By Sid Perkins
The amount of soot wafting to the Arctic has increased significantly since the beginning of the Industrial Revolution but isn’t nearly as high now as it was a century ago, an ice core from Greenland suggests.
Greenland has always received some soot from Canadian wildfires, says Joseph R. McConnell, a hydrologist at the Desert Research Institute in Reno, Nev. But the load increased around 1850, when mills and power plants in Canada and elsewhere in the Northern Hemisphere began burning coal in large quantities.
Industrial soot fell at its greatest rate between 1906 and 1910, McConnell reports. During the months of 24-hour Arctic sunshine, the darkened snow at that time probably absorbed about eight times as much solar radiation as it would have if it had been free of coal soot, says McConnell. That change in energy balance during the summer, in turn, warmed the snow and influenced climate in the region, he notes.
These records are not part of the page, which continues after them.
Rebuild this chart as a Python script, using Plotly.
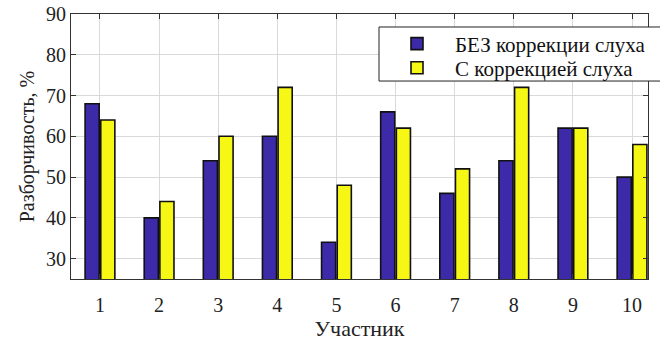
import plotly.graph_objects as go

categories = [1, 2, 3, 4, 5, 6, 7, 8, 9, 10]
without_correction = [68, 40, 54, 60, 34, 66, 46, 54, 62, 50]
with_correction = [64, 44, 60, 72, 48, 62, 52, 72, 62, 58]
series_names = ["БЕЗ коррекции слуха", "С коррекцией слуха"]
y_ticks = [30, 40, 50, 60, 70, 80, 90]

FONT = "Liberation Serif, Times New Roman, serif"

fig = go.Figure()
fig.add_trace(go.Bar(x=categories, y=without_correction, name=series_names[0], legend="legend",
                     showlegend=True,
                     marker=dict(color="#3D2AA8", line=dict(color="#111111", width=1.6))))
fig.add_trace(go.Bar(x=categories, y=with_correction, name=series_names[1], legend="legend2",
                     showlegend=True,
                     marker=dict(color="#F7F715", line=dict(color="#111111", width=1.6))))

# legend frame (both legend rows share one box, as in the original)
fig.add_shape(type="rect", xref="paper", yref="paper", x0=0.5338, x1=1.06, y0=0.747, y1=0.951,
              fillcolor="white", line=dict(color="#222222", width=1), layer="above")

legend_style = dict(xanchor="left", yanchor="middle", bgcolor="rgba(0,0,0,0)", borderwidth=0,
                    font=dict(family=FONT, size=21, color="#111111"), itemwidth=66,
                    visible=True)

fig.update_layout(
    width=660, height=344,
    showlegend=True,
    margin=dict(l=71, r=12, t=14, b=65, autoexpand=False),
    paper_bgcolor="white", plot_bgcolor="white",
    barmode="group", bargap=0.47, bargroupgap=0.1,
    font=dict(family=FONT, size=20, color="#222222"),
    legend=dict(x=0.5338, y=0.887, **legend_style),
    legend2=dict(x=0.5338, y=0.796, **legend_style),
    xaxis=dict(range=[0.51, 10.27], tickvals=categories, ticktext=[str(c) for c in categories],
               showgrid=True, gridcolor="#D9D9D9", gridwidth=1,
               showline=True, linecolor="#333333", linewidth=1, mirror="ticks",
               ticks="inside", ticklen=5, tickcolor="#333333", ticklabelstandoff=8,
               tickfont=dict(family=FONT, size=20), automargin=False,
               title=dict(text="Участник", font=dict(family=FONT, size=22), standoff=2),
               zeroline=False),
    yaxis=dict(range=[25, 90], tickvals=y_ticks,
               showgrid=True, gridcolor="#D9D9D9", gridwidth=1,
               showline=True, linecolor="#333333", linewidth=1, mirror="ticks",
               ticks="inside", ticklen=5, tickcolor="#333333",
               tickfont=dict(family=FONT, size=20), automargin=False,
               title=dict(text="Разборчивость, %", font=dict(family=FONT, size=20), standoff=6),
               zeroline=False),
)

fig.write_html("out.html", post_script="document.body.style.margin='0';",
               config={"displayModeBar": False})
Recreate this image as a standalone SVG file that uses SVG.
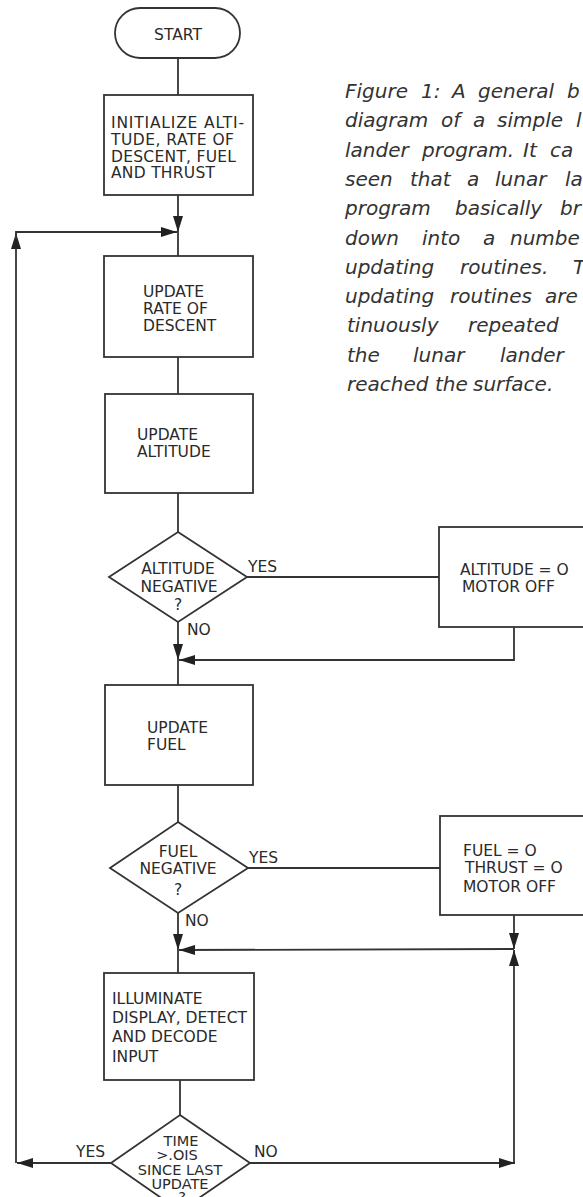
<svg xmlns="http://www.w3.org/2000/svg" width="583" height="1197" viewBox="0 0 583 1197">
<style>
.box{fill:#fff;stroke:#333;stroke-width:1.8}
.ln{fill:none;stroke:#333;stroke-width:1.8}
.arr{fill:none;stroke:#333;stroke-width:1.8;marker-end:url(#ah)}
.lbl{font-family:"DejaVu Sans",sans-serif;font-size:15.5px;fill:#2a2a2a}
.sm{font-size:14.5px}
.mid{text-anchor:middle}
.cap{font-family:"DejaVu Sans",sans-serif;font-style:italic;font-size:20px;fill:#333}
</style>
<defs>
<marker id="ah" markerUnits="userSpaceOnUse" markerWidth="16" markerHeight="10" refX="16" refY="5" orient="auto" viewBox="0 0 16 10"><path d="M0,0 L16,5 L0,10 z" fill="#222"/></marker>
</defs>
<rect width="583" height="1197" fill="#fff"/>

<g id="caption" class="cap">
<text y="98"><tspan x="345">Figure</tspan><tspan x="421">1:</tspan><tspan x="452">A</tspan><tspan x="478">general</tspan><tspan x="567">b</tspan></text>
<text y="127.3"><tspan x="345">diagram</tspan><tspan x="441">of</tspan><tspan x="473">a</tspan><tspan x="497">simple</tspan><tspan x="576">l</tspan></text>
<text y="156.6"><tspan x="345">lander</tspan><tspan x="422">program.</tspan><tspan x="523">It</tspan><tspan x="550">ca</tspan></text>
<text y="185.9"><tspan x="345">seen</tspan><tspan x="410">that</tspan><tspan x="467">a</tspan><tspan x="495">lunar</tspan><tspan x="565">la</tspan></text>
<text y="215.2"><tspan x="345">program</tspan><tspan x="455">basically</tspan><tspan x="560">br</tspan></text>
<text y="244.5"><tspan x="345">down</tspan><tspan x="422">into</tspan><tspan x="483">a</tspan><tspan x="510">numbe</tspan></text>
<text y="273.8"><tspan x="345">updating</tspan><tspan x="460">routines.</tspan><tspan x="573">T</tspan></text>
<text y="303.1"><tspan x="345">updating</tspan><tspan x="450">routines</tspan><tspan x="545">are</tspan></text>
<text y="332.4"><tspan x="347">tinuously</tspan><tspan x="468">repeated</tspan></text>
<text y="361.7"><tspan x="347">the</tspan><tspan x="413">lunar</tspan><tspan x="500">lander</tspan></text>
<text y="391"><tspan x="347">reached</tspan><tspan x="435">the</tspan><tspan x="473">surface.</tspan></text>
</g>

<g id="connectors">
<line class="ln" x1="178" y1="58" x2="178" y2="95"/>
<line class="arr" x1="178" y1="195" x2="178" y2="232"/>
<line class="arr" x1="111" y1="1163" x2="17" y2="1163"/>
<line class="arr" x1="16" y1="1163" x2="16" y2="233"/>
<polyline class="ln" points="16,240 16,232 30,232"/>
<line class="arr" x1="16" y1="232" x2="177" y2="232"/>
<line class="ln" x1="178" y1="232" x2="178" y2="256"/>
<line class="ln" x1="178" y1="357" x2="178" y2="394"/>
<line class="ln" x1="178" y1="493" x2="178" y2="532"/>
<line class="arr" x1="178" y1="622" x2="178" y2="660"/>
<line class="ln" x1="247" y1="577" x2="439" y2="577"/>
<polyline class="arr" points="514,627 514,660 179,660"/>
<line class="ln" x1="178" y1="660" x2="178" y2="685"/>
<line class="ln" x1="178" y1="785" x2="178" y2="822"/>
<line class="arr" x1="178" y1="913" x2="178" y2="950"/>
<line class="ln" x1="248" y1="868" x2="440" y2="868"/>
<line class="arr" x1="514" y1="915" x2="514" y2="949"/>
<line class="arr" x1="514" y1="949" x2="179" y2="950"/>
<line class="arr" x1="514" y1="1163" x2="514" y2="950"/>
<line class="arr" x1="250" y1="1163" x2="515" y2="1163"/>
<line class="ln" x1="178" y1="950" x2="178" y2="973"/>
<line class="ln" x1="180" y1="1080" x2="180" y2="1115"/>
</g>

<g id="start">
<rect class="box" x="115" y="8" width="125" height="50" rx="25" ry="25"/>
<text class="lbl mid" x="178" y="40">START</text>
</g>

<g id="init">
<rect class="box" x="104" y="95" width="149" height="100"/>
<text class="lbl" x="111" y="128" textLength="133" lengthAdjust="spacing">INITIALIZE ALTI-</text>
<text class="lbl" x="111" y="145" textLength="123" lengthAdjust="spacing">TUDE, RATE OF</text>
<text class="lbl" x="111" y="162" textLength="125" lengthAdjust="spacing">DESCENT, FUEL</text>
<text class="lbl" x="111" y="178" textLength="104" lengthAdjust="spacing">AND THRUST</text>
</g>

<g id="update-rate">
<rect class="box" x="104" y="256" width="149" height="101"/>
<text class="lbl" x="143" y="297">UPDATE</text>
<text class="lbl" x="143" y="314">RATE OF</text>
<text class="lbl" x="143" y="331">DESCENT</text>
</g>

<g id="update-altitude">
<rect class="box" x="105" y="394" width="148" height="99"/>
<text class="lbl" x="137" y="440">UPDATE</text>
<text class="lbl" x="137" y="457">ALTITUDE</text>
</g>

<g id="altitude-negative">
<polygon class="box" points="178,532 247,577 178,622 109,577"/>
<text class="lbl mid" x="178" y="574">ALTITUDE</text>
<text class="lbl mid" x="179" y="592">NEGATIVE</text>
<text class="lbl mid" x="178" y="610">?</text>
<text class="lbl" x="248" y="572">YES</text>
<text class="lbl" x="187" y="635">NO</text>
</g>

<g id="altitude-zero">
<rect class="box" x="439" y="527" width="170" height="100"/>
<text class="lbl" x="460" y="575">ALTITUDE = O</text>
<text class="lbl" x="462" y="592">MOTOR OFF</text>
</g>

<g id="update-fuel">
<rect class="box" x="105" y="685" width="148" height="100"/>
<text class="lbl" x="147" y="733">UPDATE</text>
<text class="lbl" x="147" y="750">FUEL</text>
</g>

<g id="fuel-negative">
<polygon class="box" points="178,822 248,868 178,913 110,868"/>
<text class="lbl mid" x="178" y="857">FUEL</text>
<text class="lbl mid" x="178" y="874">NEGATIVE</text>
<text class="lbl mid" x="178" y="895">?</text>
<text class="lbl" x="249" y="863">YES</text>
<text class="lbl" x="185" y="926">NO</text>
</g>

<g id="fuel-zero">
<rect class="box" x="440" y="816" width="170" height="99"/>
<text class="lbl" x="463" y="856">FUEL = O</text>
<text class="lbl" x="465" y="873">THRUST = O</text>
<text class="lbl" x="463" y="892">MOTOR OFF</text>
</g>

<g id="illuminate">
<rect class="box" x="104" y="973" width="150" height="107"/>
<text class="lbl" x="112" y="1004">ILLUMINATE</text>
<text class="lbl" x="112" y="1023" textLength="135" lengthAdjust="spacingAndGlyphs">DISPLAY, DETECT</text>
<text class="lbl" x="112" y="1042">AND DECODE</text>
<text class="lbl" x="112" y="1062">INPUT</text>
</g>

<g id="time-check">
<polygon class="box" points="180,1115 250,1163 180,1211 111,1163"/>
<text class="lbl sm mid" x="181" y="1146">TIME</text>
<text class="lbl sm mid" x="177" y="1160">&gt;.OIS</text>
<text class="lbl sm mid" x="180" y="1175">SINCE LAST</text>
<text class="lbl sm mid" x="180" y="1189">UPDATE</text>
<text class="lbl sm mid" x="182" y="1202">?</text>
<text class="lbl" x="76" y="1157">YES</text>
<text class="lbl" x="254" y="1157">NO</text>
</g>
</svg>
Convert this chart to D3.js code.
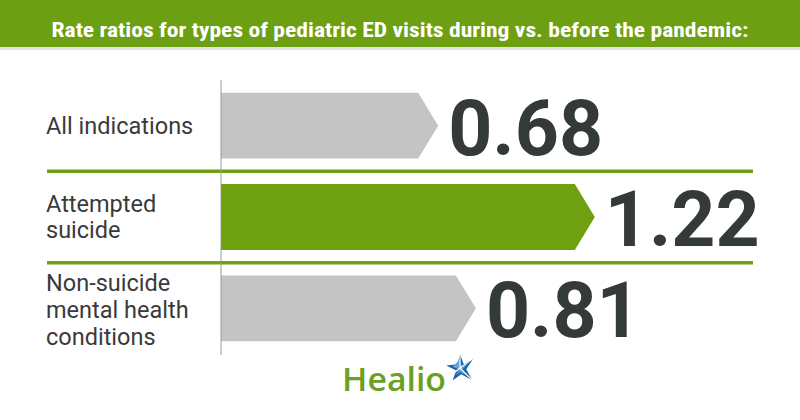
<!DOCTYPE html>
<html>
<head>
<meta charset="utf-8">
<script src="https://cdn.jsdelivr.net/npm/d3@7"></script>
<style>
  html, body { margin: 0; padding: 0; background: #ffffff; }
  svg { display: block; }
</style>
</head>
<body>
<svg id="chart" width="800" height="420"></svg>
<script>
// ---- data ----
const title = "Rate ratios for types of pediatric ED visits during vs. before the pandemic:";
const categories = ["All indications", "Attempted suicide", "Non-suicide mental health conditions"];
const categoryLines = [["All indications"], ["Attempted", "suicide"], ["Non-suicide", "mental health", "conditions"]];
const values = [0.68, 1.22, 0.81];
const valueLabels = ["0.68", "1.22", "0.81"];
const brand = "Healio";

// ---- styles ----
const GREEN = "#6ea00f";
const GREY = "#c4c4c4";
const DARK = "#343a3a";

const svg = d3.select("#chart");
svg.append("rect").attr("width", 800).attr("height", 420).attr("fill", "#fff");

// header
svg.append("rect").attr("x", 0).attr("y", 0).attr("width", 800).attr("height", 47).attr("fill", "#6c9f12");
svg.append("rect").attr("x", 0).attr("y", 47).attr("width", 800).attr("height", 3).attr("fill", "#e3e3e3");
svg.append("text")
  .attr("x", 400).attr("y", 37)
  .attr("text-anchor", "middle")
  .attr("font-family", "'Roboto Condensed','Liberation Sans Narrow',Roboto,sans-serif")
  .attr("font-weight", 700)
  .attr("font-size", 20)
  .attr("fill", "#fff")
  .attr("textLength", 697)
  .attr("lengthAdjust", "spacingAndGlyphs")
  .text(title);

// scales
const x = d3.scaleLinear().domain([0, 1]).range([221, 511]);
const y = d3.scaleBand().domain(categories).range([80, 354]).paddingInner(0.28).paddingOuter(0.14);
const tip = 20;

// separators
const step = y.step();
for (let i = 1; i < categories.length; i++) {
  const yy = y(categories[i]) - (y.paddingInner() * step) / 2;
  svg.append("line")
    .attr("x1", 47).attr("x2", 753)
    .attr("y1", yy).attr("y2", yy)
    .attr("stroke", GREEN).attr("stroke-width", 3.5);
}

// bars
const rows = categories.map((c, i) => ({ c, v: values[i], label: valueLabels[i], lines: categoryLines[i] }));

svg.selectAll("path.bar").data(rows).enter().append("path")
  .attr("class", "bar")
  .attr("fill", d => d.v > 1 ? GREEN : GREY)
  .attr("d", d => {
    const y0 = y(d.c), y1 = y0 + y.bandwidth(), ym = y0 + y.bandwidth() / 2;
    const x0 = x(0), xe = x(d.v);
    return `M${x0},${y0}L${xe},${y0}L${xe + tip},${ym}L${xe},${y1}L${x0},${y1}Z`;
  });

// axis line
svg.append("line")
  .attr("x1", x(0)).attr("x2", x(0))
  .attr("y1", 80).attr("y2", 355)
  .attr("stroke", "#9a9a9a").attr("stroke-width", 1);

// value labels
svg.selectAll("text.val").data(rows).enter().append("text")
  .attr("class", "val")
  .attr("x", d => x(d.v) + tip + 10)
  .attr("y", d => y(d.c) + y.bandwidth() / 2 + 29)
  .attr("font-family", "Roboto, sans-serif")
  .attr("font-weight", 700)
  .attr("font-size", 77)
  .attr("fill", DARK)
  .text(d => d.label);

// category labels
rows.forEach(d => {
  const cy = y(d.c) + y.bandwidth() / 2;
  const n = d.lines.length;
  const t = svg.append("text")
    .attr("font-family", "Roboto, sans-serif")
    .attr("font-size", 23.5)
    .attr("fill", "#3a3a3a");
  d.lines.forEach((ln, i) => {
    t.append("tspan")
      .attr("x", 46)
      .attr("y", cy + 8 + (n > 2 ? 1.5 : 0) + (i - (n - 1) / 2) * 26.8)
      .text(ln);
  });
});

// logo
svg.append("text")
  .attr("x", 342).attr("y", 391)
  .attr("font-family", "'Open Sans', Lato, sans-serif")
  .attr("font-weight", 600)
  .attr("font-size", 33)
  .attr("fill", "#6aa123")
  .attr("textLength", 104)
  .attr("lengthAdjust", "spacingAndGlyphs")
  .text(brand);

const star = svg.append("g").attr("transform", "translate(460,368) scale(1.25)");
star.append("path")
  .attr("d", "M0,-11 L3,-3 L11,-8 L5,1 L10,10 L1,5 L-6,10 L-3,2 L-11,-2 L-2,-3 Z")
  .attr("fill", "#1f62a8");
star.append("path")
  .attr("d", "M0,-7 L1.5,-1 L7,-4 L2,1 L5,6 L0,3 L-3,6 L-1,1 L-6,-1 Z")
  .attr("fill", "#5fa3d8");
star.append("path")
  .attr("d", "M-11,9 L0,0 M0,0 L11,-8 M0,0 L0,-11 M0,0 L10,10")
  .attr("stroke", "#fff").attr("stroke-width", 0.9);
</script>
</body>
</html>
The team’s data came from an ice core collected in west-central Greenland. However, the entire Arctic region probably received soot from coal-fired industrial activity throughout the Northern Hemisphere.
In the past few decades, regulations and improved technology have significantly decreased emissions of industrial soot. Over that period, nevertheless, Arctic snow has on average absorbed about 40 percent more of the sun’s energy during summer months than it did before the Industrial Revolution began tainting the snow, the team estimates in the Sept. 9 Science.